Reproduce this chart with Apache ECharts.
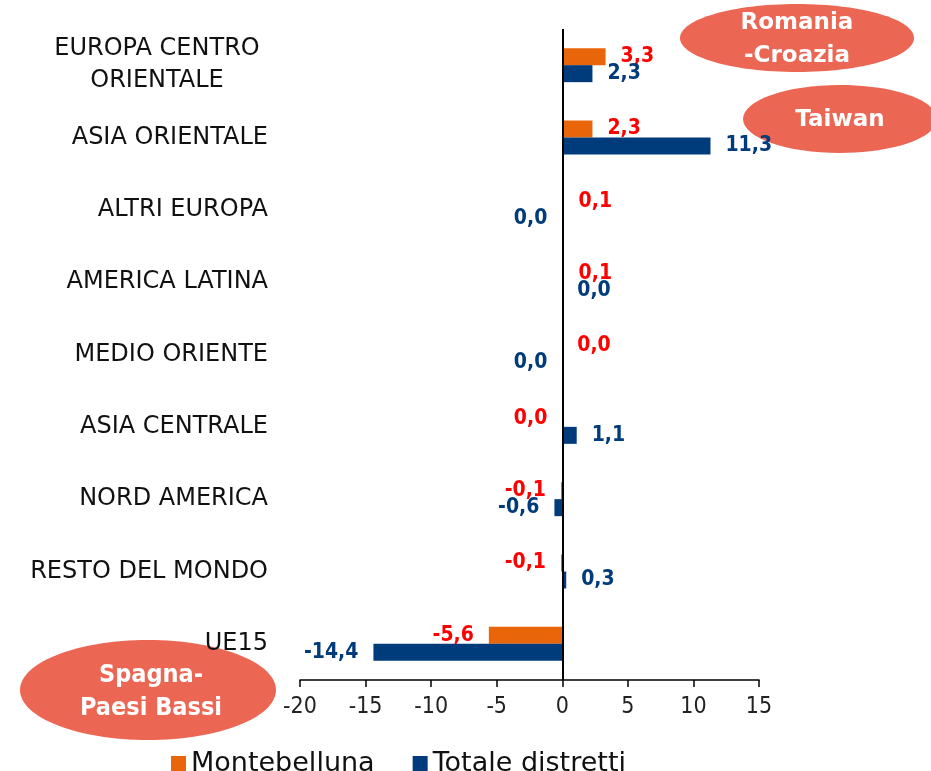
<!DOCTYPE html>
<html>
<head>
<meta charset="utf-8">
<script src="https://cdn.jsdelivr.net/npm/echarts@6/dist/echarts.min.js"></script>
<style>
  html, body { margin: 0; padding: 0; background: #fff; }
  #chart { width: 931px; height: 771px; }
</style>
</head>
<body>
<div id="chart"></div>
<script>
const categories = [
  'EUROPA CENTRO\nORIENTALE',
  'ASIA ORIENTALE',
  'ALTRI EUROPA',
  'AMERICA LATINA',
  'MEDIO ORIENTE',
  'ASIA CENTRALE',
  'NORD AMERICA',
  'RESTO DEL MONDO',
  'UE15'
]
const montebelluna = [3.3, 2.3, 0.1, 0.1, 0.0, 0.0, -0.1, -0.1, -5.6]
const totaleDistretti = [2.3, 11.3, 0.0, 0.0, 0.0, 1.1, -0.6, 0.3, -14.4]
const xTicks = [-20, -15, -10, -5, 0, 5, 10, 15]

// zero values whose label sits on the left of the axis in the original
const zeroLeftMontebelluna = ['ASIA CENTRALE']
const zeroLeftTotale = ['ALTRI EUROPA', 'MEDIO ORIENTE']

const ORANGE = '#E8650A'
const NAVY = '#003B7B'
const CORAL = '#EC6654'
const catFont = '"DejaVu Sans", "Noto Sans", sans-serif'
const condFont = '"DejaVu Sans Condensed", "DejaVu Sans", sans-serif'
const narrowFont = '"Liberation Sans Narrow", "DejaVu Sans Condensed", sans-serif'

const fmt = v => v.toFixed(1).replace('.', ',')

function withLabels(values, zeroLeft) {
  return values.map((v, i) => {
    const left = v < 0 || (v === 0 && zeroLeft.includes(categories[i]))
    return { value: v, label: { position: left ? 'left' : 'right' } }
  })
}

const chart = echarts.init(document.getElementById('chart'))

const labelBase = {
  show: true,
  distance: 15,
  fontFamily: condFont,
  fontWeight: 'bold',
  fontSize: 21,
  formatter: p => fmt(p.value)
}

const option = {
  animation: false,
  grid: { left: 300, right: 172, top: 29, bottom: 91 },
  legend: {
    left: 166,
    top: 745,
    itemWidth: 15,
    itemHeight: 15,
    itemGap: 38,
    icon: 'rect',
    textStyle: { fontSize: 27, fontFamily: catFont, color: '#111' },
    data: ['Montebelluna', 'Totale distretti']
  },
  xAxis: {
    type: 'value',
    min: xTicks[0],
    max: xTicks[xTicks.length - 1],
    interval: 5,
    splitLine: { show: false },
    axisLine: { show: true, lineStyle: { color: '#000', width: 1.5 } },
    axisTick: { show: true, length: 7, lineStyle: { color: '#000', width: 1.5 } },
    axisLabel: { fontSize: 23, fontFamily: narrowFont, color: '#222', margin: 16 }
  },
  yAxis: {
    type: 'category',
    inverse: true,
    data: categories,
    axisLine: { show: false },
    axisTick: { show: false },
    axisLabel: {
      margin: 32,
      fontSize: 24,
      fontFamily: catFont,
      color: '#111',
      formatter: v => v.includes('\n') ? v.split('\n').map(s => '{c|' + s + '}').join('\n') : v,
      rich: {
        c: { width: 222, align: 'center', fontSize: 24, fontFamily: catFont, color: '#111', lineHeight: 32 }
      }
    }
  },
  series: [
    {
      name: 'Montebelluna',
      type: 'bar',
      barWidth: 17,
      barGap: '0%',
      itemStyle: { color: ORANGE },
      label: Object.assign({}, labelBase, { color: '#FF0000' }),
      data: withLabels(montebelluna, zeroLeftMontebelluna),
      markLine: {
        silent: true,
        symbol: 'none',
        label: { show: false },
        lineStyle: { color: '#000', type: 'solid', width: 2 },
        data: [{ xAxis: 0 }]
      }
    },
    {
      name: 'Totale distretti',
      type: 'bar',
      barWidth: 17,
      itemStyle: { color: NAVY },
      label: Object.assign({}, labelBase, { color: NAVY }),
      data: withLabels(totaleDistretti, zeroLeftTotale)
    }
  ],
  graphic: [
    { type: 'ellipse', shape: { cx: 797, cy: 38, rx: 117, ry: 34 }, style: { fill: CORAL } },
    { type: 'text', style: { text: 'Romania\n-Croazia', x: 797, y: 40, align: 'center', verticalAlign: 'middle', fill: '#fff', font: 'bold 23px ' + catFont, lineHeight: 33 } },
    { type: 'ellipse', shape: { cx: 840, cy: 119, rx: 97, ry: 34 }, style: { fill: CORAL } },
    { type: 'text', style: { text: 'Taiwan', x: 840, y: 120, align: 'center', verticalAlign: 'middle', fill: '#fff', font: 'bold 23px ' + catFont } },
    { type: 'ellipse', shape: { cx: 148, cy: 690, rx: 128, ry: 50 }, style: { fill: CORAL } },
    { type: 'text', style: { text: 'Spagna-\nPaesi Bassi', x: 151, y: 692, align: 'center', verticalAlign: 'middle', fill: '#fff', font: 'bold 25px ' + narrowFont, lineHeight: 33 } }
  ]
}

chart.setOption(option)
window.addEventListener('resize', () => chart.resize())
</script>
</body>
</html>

━━━━━━━━━━━━━━━━

● DO THIS
Give the data again exactly as written, with all pictures left out.

● CORRECT OUTPUT
Reproduce this chart with Apache ECharts.
<!DOCTYPE html>
<html>
<head>
<meta charset="utf-8">
<script src="https://cdn.jsdelivr.net/npm/echarts@6/dist/echarts.min.js"></script>
<style>
  html, body { margin: 0; padding: 0; background: #fff; }
  #chart { width: 931px; height: 771px; }
</style>
</head>
<body>
<div id="chart"></div>
<script>
const categories = [
  'EUROPA CENTRO\nORIENTALE',
  'ASIA ORIENTALE',
  'ALTRI EUROPA',
  'AMERICA LATINA',
  'MEDIO ORIENTE',
  'ASIA CENTRALE',
  'NORD AMERICA',
  'RESTO DEL MONDO',
  'UE15'
]
const montebelluna = [3.3, 2.3, 0.1, 0.1, 0.0, 0.0, -0.1, -0.1, -5.6]
const totaleDistretti = [2.3, 11.3, 0.0, 0.0, 0.0, 1.1, -0.6, 0.3, -14.4]
const xTicks = [-20, -15, -10, -5, 0, 5, 10, 15]

// zero values whose label sits on the left of the axis in the original
const zeroLeftMontebelluna = ['ASIA CENTRALE']
const zeroLeftTotale = ['ALTRI EUROPA', 'MEDIO ORIENTE']

const ORANGE = '#E8650A'
const NAVY = '#003B7B'
const CORAL = '#EC6654'
const catFont = '"DejaVu Sans", "Noto Sans", sans-serif'
const condFont = '"DejaVu Sans Condensed", "DejaVu Sans", sans-serif'
const narrowFont = '"Liberation Sans Narrow", "DejaVu Sans Condensed", sans-serif'

const fmt = v => v.toFixed(1).replace('.', ',')

function withLabels(values, zeroLeft) {
  return values.map((v, i) => {
    const left = v < 0 || (v === 0 && zeroLeft.includes(categories[i]))
    return { value: v, label: { position: left ? 'left' : 'right' } }
  })
}

const chart = echarts.init(document.getElementById('chart'))

const labelBase = {
  show: true,
  distance: 15,
  fontFamily: condFont,
  fontWeight: 'bold',
  fontSize: 21,
  formatter: p => fmt(p.value)
}

const option = {
  animation: false,
  grid: { left: 300, right: 172, top: 29, bottom: 91 },
  legend: {
    left: 166,
    top: 745,
    itemWidth: 15,
    itemHeight: 15,
    itemGap: 38,
    icon: 'rect',
    textStyle: { fontSize: 27, fontFamily: catFont, color: '#111' },
    data: ['Montebelluna', 'Totale distretti']
  },
  xAxis: {
    type: 'value',
    min: xTicks[0],
    max: xTicks[xTicks.length - 1],
    interval: 5,
    splitLine: { show: false },
    axisLine: { show: true, lineStyle: { color: '#000', width: 1.5 } },
    axisTick: { show: true, length: 7, lineStyle: { color: '#000', width: 1.5 } },
    axisLabel: { fontSize: 23, fontFamily: narrowFont, color: '#222', margin: 16 }
  },
  yAxis: {
    type: 'category',
    inverse: true,
    data: categories,
    axisLine: { show: false },
    axisTick: { show: false },
    axisLabel: {
      margin: 32,
      fontSize: 24,
      fontFamily: catFont,
      color: '#111',
      formatter: v => v.includes('\n') ? v.split('\n').map(s => '{c|' + s + '}').join('\n') : v,
      rich: {
        c: { width: 222, align: 'center', fontSize: 24, fontFamily: catFont, color: '#111', lineHeight: 32 }
      }
    }
  },
  series: [
    {
      name: 'Montebelluna',
      type: 'bar',
      barWidth: 17,
      barGap: '0%',
      itemStyle: { color: ORANGE },
      label: Object.assign({}, labelBase, { color: '#FF0000' }),
      data: withLabels(montebelluna, zeroLeftMontebelluna),
      markLine: {
        silent: true,
        symbol: 'none',
        label: { show: false },
        lineStyle: { color: '#000', type: 'solid', width: 2 },
        data: [{ xAxis: 0 }]
      }
    },
    {
      name: 'Totale distretti',
      type: 'bar',
      barWidth: 17,
      itemStyle: { color: NAVY },
      label: Object.assign({}, labelBase, { color: NAVY }),
      data: withLabels(totaleDistretti, zeroLeftTotale)
    }
  ],
  graphic: [
    { type: 'ellipse', shape: { cx: 797, cy: 38, rx: 117, ry: 34 }, style: { fill: CORAL } },
    { type: 'text', style: { text: 'Romania\n-Croazia', x: 797, y: 40, align: 'center', verticalAlign: 'middle', fill: '#fff', font: 'bold 23px ' + catFont, lineHeight: 33 } },
    { type: 'ellipse', shape: { cx: 840, cy: 119, rx: 97, ry: 34 }, style: { fill: CORAL } },
    { type: 'text', style: { text: 'Taiwan', x: 840, y: 120, align: 'center', verticalAlign: 'middle', fill: '#fff', font: 'bold 23px ' + catFont } },
    { type: 'ellipse', shape: { cx: 148, cy: 690, rx: 128, ry: 50 }, style: { fill: CORAL } },
    { type: 'text', style: { text: 'Spagna-\nPaesi Bassi', x: 151, y: 692, align: 'center', verticalAlign: 'middle', fill: '#fff', font: 'bold 25px ' + narrowFont, lineHeight: 33 } }
  ]
}

chart.setOption(option)
window.addEventListener('resize', () => chart.resize())
</script>
</body>
</html>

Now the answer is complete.